Le Corbusier: A man of many talents, in architecture & design
NEW YORK — Many architects dabble in industrial design and furniture design. The ranks of the boundary-crossers include immortal names such as Frank Gehry and Mies van der Rohe. But the one who earns equally high acclaim for his beautiful buildings as well as his ergonomic and modernist furniture is Le Corbusier.
Charles-Edouard Jeanneret (Swiss, 1887-1965) worked under the self-given moniker of Le Corbusier (a variation of his grandfather’s name, Lecorbesier), which roughly translates to “crow-like.” Born in Switzerland, he later moved to France and became a citizen there in 1930. He was a pioneering architect and city planner whose talents extended to painting and furniture design. Le Corbusier’s career spanned several continents and five decades when he succumbed to a heart attack at age 77 while swimming in the waters of the French Riviera.

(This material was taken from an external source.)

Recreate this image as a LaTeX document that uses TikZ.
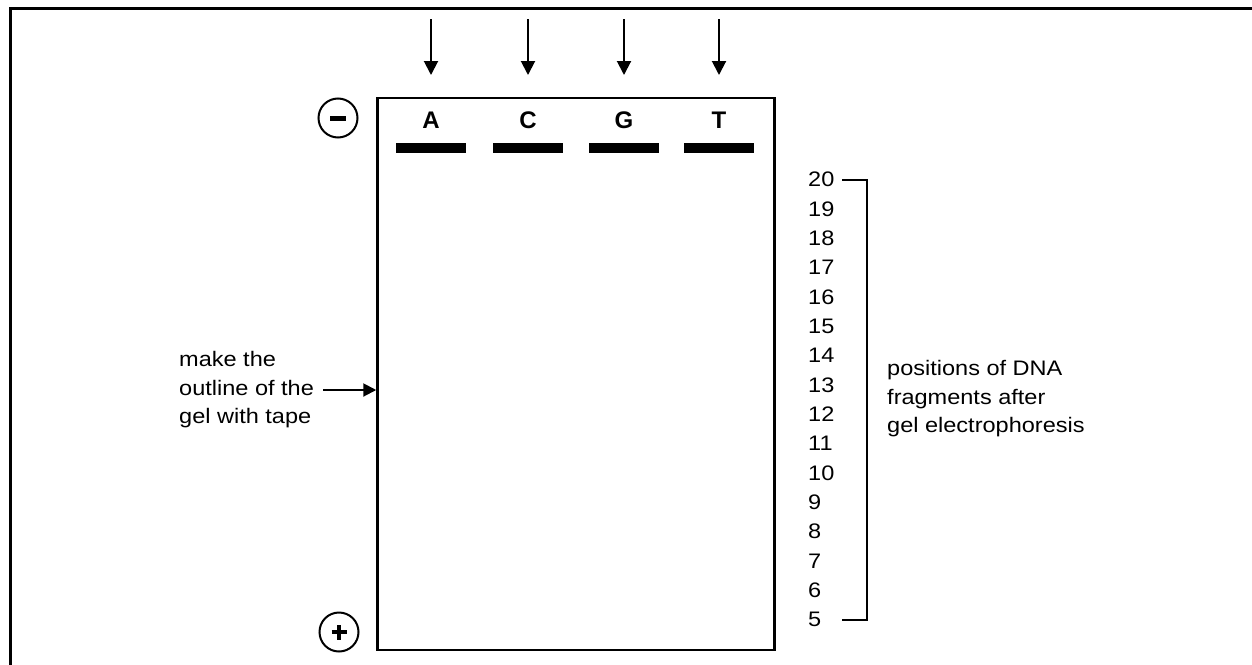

Among his most iconic furniture designs are his seating pieces, led by the chaise-longue LC4, the armchair LC2 and the sling chair LC1, which he created in cooperation with his associates Pierre Jeanneret (who was also his cousin) and Charlotte Perriand. The perennially popular LC line is still made today by Cassina.
Jeanneret, Perriand, and Le Corbusier became pioneers in 20th century furniture and their tubular steel pieces, in particular, reflected a new aesthetic that fit the style and the zeitgeist of the era. Le Corbusier’s futuristic designs were well suited for mass production. Their somewhat austere look was tempered by the use of fine leathers or exotic hides as upholstery.
In the 1927 manifesto Towards an Architecture, Le Corbusier famously wrote “a house is a machine for living in,” and he regarded his furniture designs as the equipment for said machine. His designs were not only ergonomic and visually striking but highly balanced in terms of their proportions. According to the Metropolitan Museum of Art in New York, which has a Le Corbusier Basculant chair (LC1) in its collection, “Its simple form, reduced to essentials and made of industrial tubular steel and canvas, reflect Le Corbusier’s concept of furniture as equipment.”
While famous for his chairs, another notable Le Corbusier design was a table that was first exhibited in 1929 at the Salon D’Automne in Paris. Produced and sold by Thonet and known by its model number of LC6, the table is sometimes called “the airplane table” as it relies on an elliptical tube used in manufacturing airplanes. The table’s height could be adjusted to increase its flexibility in the home. Boasting a futuristic look that harmonized with the streamlined visuals of the Art Deco era, which was then taking hold, the table turned heads at the Salon’s Equipement interieur d’une habitation exhibition. An example that Le Corbusier made with his cousin Pierre Jeanneret and with Charlotte Perriand went for $1,423 in February 2021 at Cambi Casa D’Aste.
Designed for seating but looking very unlike a chair are his Unite d’Habitation stools, which he designed in the mid-1950s in Nantes-Reze, France. Several variations were produced, ranging from just under a foot tall to about 18in tall. A painted oak example dating to the mid-1950s brought $45,000 plus the buyer’s premium in November 2016 at Wright.
While his furniture designs, especially early ones, lead his auction results, artwork by Le Corbusier continues to command interest. Leonardo da Vinci had his Vitruvian Man drawing, but Le Corbusier’s take on the ideal man was the Modulor, a motif that appeared often both in his artwork and his building designs. Distinguished by wide shoulders, a narrow waist and sometimes an upraised arm, the Modulor figure, as it is known, is described as perfectly proportioned. A red-lacquered version of the Modulor realized $114,916 plus the buyer’s premium in April 2021 at Tajan.
From his sleek and functional furniture to his striking artworks, the legacy of Le Corbusier is robust and vibrant well after his passing. While contemporary versions of his designs are affordable and relatively accessible, vintage examples remain highly desirable to collectors. Boasting the clean lines of modernism, they are unpretentious yet comfortable, and just as breathtaking as they were when they debuted decades ago.